Comment se faire épouser (2)

Par Evainlondon

Voilà maintenant près de trois semaines que Prince et moi avons choisi LA bague. Celle qui est livrée avec une longue corde invisible, celle que j’ai hâte de lui passer au cou.

Si vous décelez une touche de mauvaise humeur dans cette phrase, c’est parce que cela fait aussi trois semaines que je rentre à la maison avec l’espoir que ce soir sera LE soir. Celui de la demande en mariage. Celui qui marquera la fin de ma longue, très longue attente.

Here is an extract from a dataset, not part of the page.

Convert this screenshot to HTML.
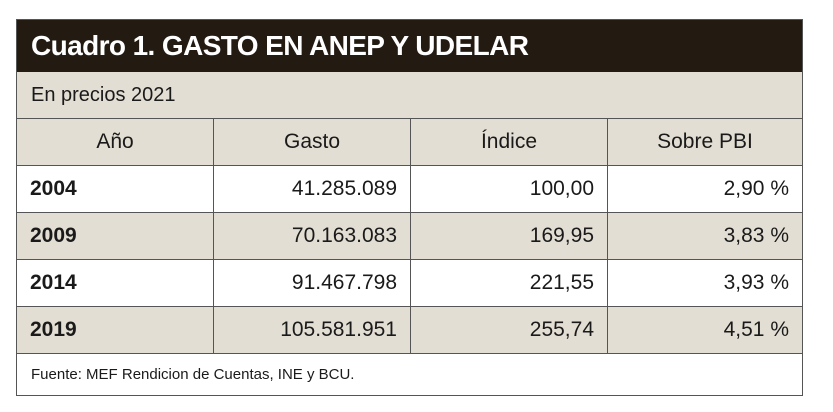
<!DOCTYPE html>
<html><head><meta charset="utf-8"><style>
body{margin:0;width:833px;height:412px;background:#fff;font-family:"Liberation Sans",sans-serif;color:#1a1a1a;position:relative;overflow:hidden}
.box{position:absolute;left:16px;top:19px;width:787px;height:377px;border:1px solid #555;box-sizing:border-box}
.title{position:absolute;left:0;top:0;width:785px;height:52px;background:#231a12;color:#fff;font-weight:bold;font-size:28px;line-height:52px;padding-left:14px;box-sizing:border-box;letter-spacing:-0.6px}
.sub{position:absolute;left:0;top:52px;width:785px;height:47px;background:#e3ded3;border-bottom:1px solid #555;font-size:20px;line-height:46px;padding-left:14px;box-sizing:border-box}
.row{position:absolute;left:0;width:785px;height:47px;border-bottom:1px solid #555;box-sizing:border-box;display:flex}
.row div{height:100%;border-right:1px solid #555;box-sizing:border-box;font-size:21px;line-height:46px;padding:0 13px}
.row div:last-child{border-right:none}
.c1{width:197px}.c2{width:197px;text-align:right}.c3{width:197px;text-align:right}.c4{width:194px;text-align:right}
.hd div{text-align:center}
.yr{font-weight:bold}
.foot{position:absolute;left:0;top:335px;width:785px;height:40px;font-size:15px;line-height:40px;padding-left:14px;box-sizing:border-box}
</style></head><body>
<div class="box">
<div class="title">Cuadro 1. GASTO EN ANEP Y UDELAR</div>
<div class="sub">En precios 2021</div>
<div class="row hd" style="top:99px;background:#e3ded3"><div class="c1">Año</div><div class="c2" style="text-align:center">Gasto</div><div class="c3" style="text-align:center">Índice</div><div class="c4" style="text-align:center">Sobre PBI</div></div>
<div class="row" style="top:146px;background:#fff"><div class="c1 yr">2004</div><div class="c2">41.285.089</div><div class="c3">100,00</div><div class="c4">2,90 %</div></div>
<div class="row" style="top:193px;background:#e3ded3"><div class="c1 yr">2009</div><div class="c2">70.163.083</div><div class="c3">169,95</div><div class="c4">3,83 %</div></div>
<div class="row" style="top:240px;background:#fff"><div class="c1 yr">2014</div><div class="c2">91.467.798</div><div class="c3">221,55</div><div class="c4">3,93 %</div></div>
<div class="row" style="top:287px;background:#e3ded3"><div class="c1 yr">2019</div><div class="c2">105.581.951</div><div class="c3">255,74</div><div class="c4">4,51 %</div></div>
<div class="foot">Fuente: MEF Rendicion de Cuentas, INE y BCU.</div>
</div>
</body></html>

Trois semaines, donc, que je passe mes journées à rêvasser, fantasmant sur des demandes en mariage toutes plus romanesques les unes que les autres : Prince m’emmènera-t-il pour l’occasion sur les blanches falaises du Sud de l’Angleterre pour une déclaration enflammée, les cheveux au vent ?

Se mettra-t-il à genoux au cours d’un succulent dîner mitonné en collaboration avec Marks & Spencer ? Me kidnappera-t-il pour une escapade dans son royaume de Hongrie ? Ah, lui dire oui sur le Pont des Chaînes, le lieu le plus romantique du monde…

Toute à mes chimères, j’en oublie même mes analyses de compétitivité de salaires, c’est dire. Ma productivité de Superconsultante est en chute libre, et ma concentration semble avoir entièrement disparu. Je ne reprends mes esprits qu’en fin de journée : dans le bus, un grand sourire aux lèvres, je tâche de me représenter la surprise que je trouverai sans nul doute en entrant dans notre appartement. Un lit de roses ? Des bougies partout ? Un Prince souriant mais nu, avec pour tout apparat un panneau « Veux-tu m’épouser ? » stratégiquement placé ? Parcourant les quelques centaines de mètres qui me séparent de chez nous, je me vois consentir, folle de joie, éperdue d’amour.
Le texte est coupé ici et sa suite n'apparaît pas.